__What the exercise asks__: Write out the full set of records exactly. Any pictures in them do not belong in the copy.

__Entries supplied__:
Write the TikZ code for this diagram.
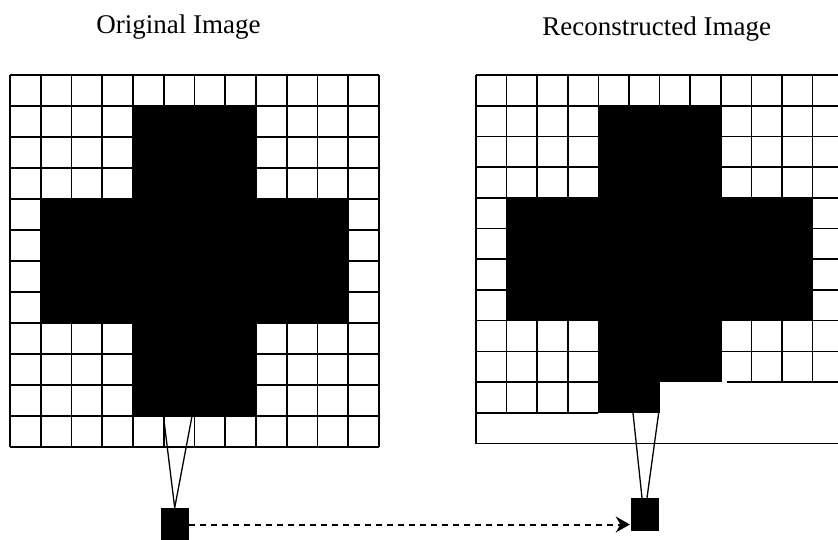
\documentclass[tikz,border=0pt]{standalone}
\usepackage{fontspec}
\setmainfont{Liberation Serif}
\usetikzlibrary{arrows.meta}
\begin{document}
\begin{tikzpicture}[x=1pt,y=-1pt,
  gridline/.style={line width=1.6pt},
  funnel/.style={line width=1.3pt},
  title/.style={font=\fontsize{27}{30}\selectfont, anchor=base, inner sep=0pt},
  pix/.style={fill=black, draw=none, minimum width=28pt, minimum height=33pt, inner sep=0pt},
  link/.style={line width=2pt, dash pattern=on 6pt off 5pt, shorten >=1pt, -{Stealth[length=14pt,width=16pt]}}]
\clip (0,0) rectangle (838,539);
\node[title] (t1) at (178.5,33) {Original Image};
\node[title] (t2) at (656.7,35) {Reconstructed Image};
% left grid
\begin{scope}[shift={(10,75)},x=30.75pt,y=-31pt]
  \foreach \i in {0,...,12} \draw[gridline] (\i,0) -- (\i,12);
  \foreach \j in {0,...,12} \draw[gridline] (0,\j) -- (12,\j);
  \fill (4,1) rectangle (8,11);
  \fill (1,4) rectangle (11,8);
  \coordinate (l1) at (4.99,11);
  \coordinate (l2) at (5.92,11);
\end{scope}
% right grid
\begin{scope}[shift={(476,75)},x=30.6pt,y=-30.7pt]
  \foreach \i in {0,...,12} \draw[gridline] (\i,0) -- (\i,8);
  \foreach \j in {0,...,8} \draw[gridline] (0,\j) -- (12,\j);
  \foreach \i in {0,...,4} \draw[gridline] (\i,8) -- (\i,11);
  \foreach \j in {9,10,11} \draw[gridline] (0,\j) -- (4,\j);
  \foreach \i in {8,...,12} \draw[gridline] (\i,8) -- (\i,10);
  \draw[gridline] (8,9) -- (12,9);
  \draw[gridline] (8.2,10) -- (12,10);
  \draw[gridline] (0,11) -- (0,12) -- (12,12);
  \fill (4,1) rectangle (8,10);
  \fill (1,4) rectangle (11,8);
  \fill (4,10) rectangle (6,11);
  \coordinate (r1) at (5.13,11);
  \coordinate (r2) at (5.97,11);
\end{scope}
\node[pix] (s1) at (174.7,524.5) {};
\node[pix] (s2) at (645,514.5) {};
\draw[funnel] (l1) -- (s1.north) -- (l2);
\draw[funnel] (r1) -- ([xshift=-3pt]s2.north);
\draw[funnel] (r2) -- ([xshift=2pt]s2.north);
\draw[link] (s1.east) -- (s1.east -| s2.west);
\end{tikzpicture}
\end{document}
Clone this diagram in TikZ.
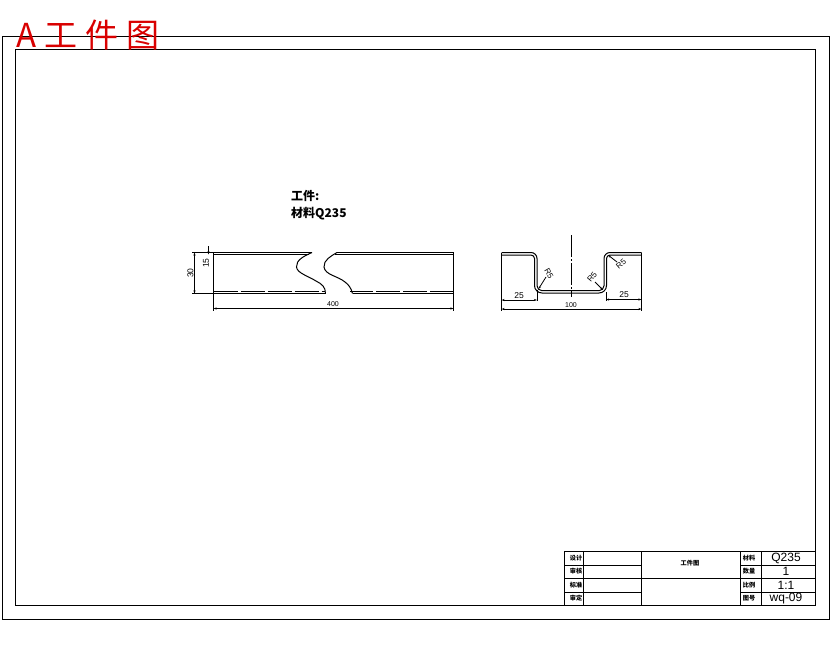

__Answer for this exercise__:
Write the TikZ code for this diagram.
\documentclass[tikz,border=0pt]{standalone}
\usepackage{fontspec}
\setmainfont{Liberation Serif}
\usetikzlibrary{arrows.meta}
\begin{document}
\begin{tikzpicture}[x=1pt,y=-1pt,
  gridline/.style={line width=1.6pt},
  funnel/.style={line width=1.3pt},
  title/.style={font=\fontsize{27}{30}\selectfont, anchor=base, inner sep=0pt},
  pix/.style={fill=black, draw=none, minimum width=28pt, minimum height=33pt, inner sep=0pt},
  link/.style={line width=2pt, dash pattern=on 6pt off 5pt, shorten >=1pt, -{Stealth[length=14pt,width=16pt]}}]
\clip (0,0) rectangle (838,539);
\node[title] (t1) at (178.5,33) {Original Image};
\node[title] (t2) at (656.7,35) {Reconstructed Image};
% left grid
\begin{scope}[shift={(10,75)},x=30.75pt,y=-31pt]
  \foreach \i in {0,...,12} \draw[gridline] (\i,0) -- (\i,12);
  \foreach \j in {0,...,12} \draw[gridline] (0,\j) -- (12,\j);
  \fill (4,1) rectangle (8,11);
  \fill (1,4) rectangle (11,8);
  \coordinate (l1) at (4.99,11);
  \coordinate (l2) at (5.92,11);
\end{scope}
% right grid
\begin{scope}[shift={(476,75)},x=30.6pt,y=-30.7pt]
  \foreach \i in {0,...,12} \draw[gridline] (\i,0) -- (\i,8);
  \foreach \j in {0,...,8} \draw[gridline] (0,\j) -- (12,\j);
  \foreach \i in {0,...,4} \draw[gridline] (\i,8) -- (\i,11);
  \foreach \j in {9,10,11} \draw[gridline] (0,\j) -- (4,\j);
  \foreach \i in {8,...,12} \draw[gridline] (\i,8) -- (\i,10);
  \draw[gridline] (8,9) -- (12,9);
  \draw[gridline] (8.2,10) -- (12,10);
  \draw[gridline] (0,11) -- (0,12) -- (12,12);
  \fill (4,1) rectangle (8,10);
  \fill (1,4) rectangle (11,8);
  \fill (4,10) rectangle (6,11);
  \coordinate (r1) at (5.13,11);
  \coordinate (r2) at (5.97,11);
\end{scope}
\node[pix] (s1) at (174.7,524.5) {};
\node[pix] (s2) at (645,514.5) {};
\draw[funnel] (l1) -- (s1.north) -- (l2);
\draw[funnel] (r1) -- ([xshift=-3pt]s2.north);
\draw[funnel] (r2) -- ([xshift=2pt]s2.north);
\draw[link] (s1.east) -- (s1.east -| s2.west);
\end{tikzpicture}
\end{document}
Clone this diagram in TikZ.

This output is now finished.